Upgrading from gpg1 to gpg2: lots of trouble, need help

gnupg at raf.org gnupg at raf.org
Sun Jan 7 13:23:16 CET 2018

Daniel Kahn Gillmor wrote:

> On Thu 2017-12-21 16:19:00 +1100, raf wrote:
> > Sorry, I thought I already did. The 4th point above does not
> > work. When the public-facing host connects via ssh to the
> > key management host, and runs gpg, instead of it successully
> > connecting to the existing gpg-agent process that I started
> > minutes earlier, it starts a new gpg-agent process which
> > doesn't know the passphrase and so the decryption fails.
> >
> > Here are the gpg-agent processes after I start the first gpg-agent
> > process and preset the passphrase:
> >
> >   /usr/bin/gpg-agent --homedir /etc/thing/.gnupg --allow-preset-passphrase \
> >     --default-cache-ttl 3600 --max-cache-ttl 3600 --daemon -- /bin/bash --login
> >
> > Here are the gpg-agent processes after an inoming ssh connection that
> > attempts to use gpg:
> >
> >   /usr/bin/gpg-agent --homedir /etc/thing/.gnupg --allow-preset-passphrase \
> >     --default-cache-ttl 3600 --max-cache-ttl 3600 --daemon -- /bin/bash --login
> >   gpg-agent --homedir /etc/thing/.gnupg --use-standard-socket --daemon
> >
> > That second gpg-agent process should not exist. The gpg
> > process that caused it to be started should have connected
> > to the existing gpg-agent process. The sockets for it
> > existed but perhaps there was some reason why it didn't use
> > them.
> >
> > There must be some reason why gpg thinks it needs to start
> > gpg-agent. Perhaps it's because it's a different "user
> > session". They are from two different ssh connections after
> > all.
> this is the part that i'm unable to reproduce.
> Are both of these processes running as the same user account?

Yes. They are both owned by the user I am calling "thing".

> does something at some point destroy or mask the standard socket created
> by the first process, so that a new gpg invocation decides to start up a
> new instance of gpg-agent?

Nothing that I am aware of. The sockets are still there in the
file system. However, as soon as the incoming ssh connection
runs gpg which starts its own new gpg-agent, the original
screen+sudo+gpg-agent+bash "session" can no longer decrypt the
data. It's behaving "as if" the new gpg-agent has taken over the
sockets so connections via them no longer access the first
gpg-agent that knows the passphrase but rather access the second
gpg-agent that doesn't know the passphrase. I'm not saying that
that is what is happening, just that such behaviour might look
like what I'm seeing.

> if your old session was being terminated, then you'd expect the first
> agent to actually disappear.  that's not happening.
> and neither of these agents is beign launched by systemd, because if it
> were it would have a --supervised .
> > But when I su to the user in question, I get:
> >
> >   > systemctl --user is-enabled gpg-agent.service gpg-agent.socket gpg-agent-ssh.socket gpg-agent-extra.socket gpg-agent-browser.socket
> >   Failed to connect to bus: No such file or directory
> >
> > But it still reports as enabled with --global.
> > Maybe that's enough. I don't know.
> are you su'ing with a login shell (i.e. with - or -l or --login), or
> not?

I would have used "-" but I was only using su for the purpose of
checking the systemctl's gpg-agent enabled status. I just tried
it again with "-" and got the same result as above.

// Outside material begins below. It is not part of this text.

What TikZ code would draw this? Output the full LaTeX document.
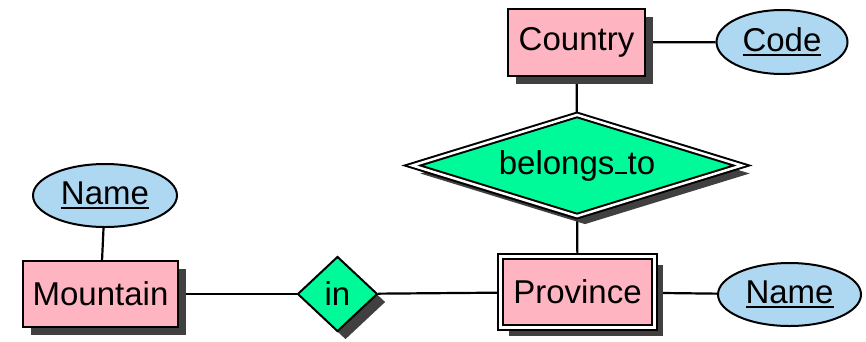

For the actual decryption, I'm using sudo. From the original
post, the command to set things up contains something like:

  /usr/bin/screen -- \
  /usr/bin/sudo -u thing --set-home -- \
  /usr/bin/gpg-agent --homedir /etc/thing/.gnupg \
    --allow-preset-passphrase \
	--default-cache-ttl 3600 \
	--max-cache-ttl 3600 \
	--daemon $gpg_agent_info -- \
  /bin/bash --login

So the sudo doesn't have "-i" for a login shell (because
gpg-agent is run instead) but bash is run with "--login".

> > I am completely failing to understand what's going on here. :-)
> > Is systemd handling the sockets or not? There's no /run/user
> > directory for this user so probably not. Maybe I don't
> > understand --user and --global or systemd in general.
> why is there no /run/user for this user?  if you're running a modern
> version of systemd, and your user has actually started a session, there
> should be a /run/user created automatically.

I don't know why. It's systemd 232-25+deb9u1.

>        --dkg

The main thing is that you can't reproduce the behaviour that
I'm seeing with the incoming ssh connection running gpg.

I take that as a good sign. It means that what I am trying to do
should work. When I get back to work, I'll do some tracing and
get a better look at what is happening when the incoming ssh
connection runs gpg and compare it to gpg when run from the
screen session before the incoming ssh connection takes place
(while it still works and can decrypt data).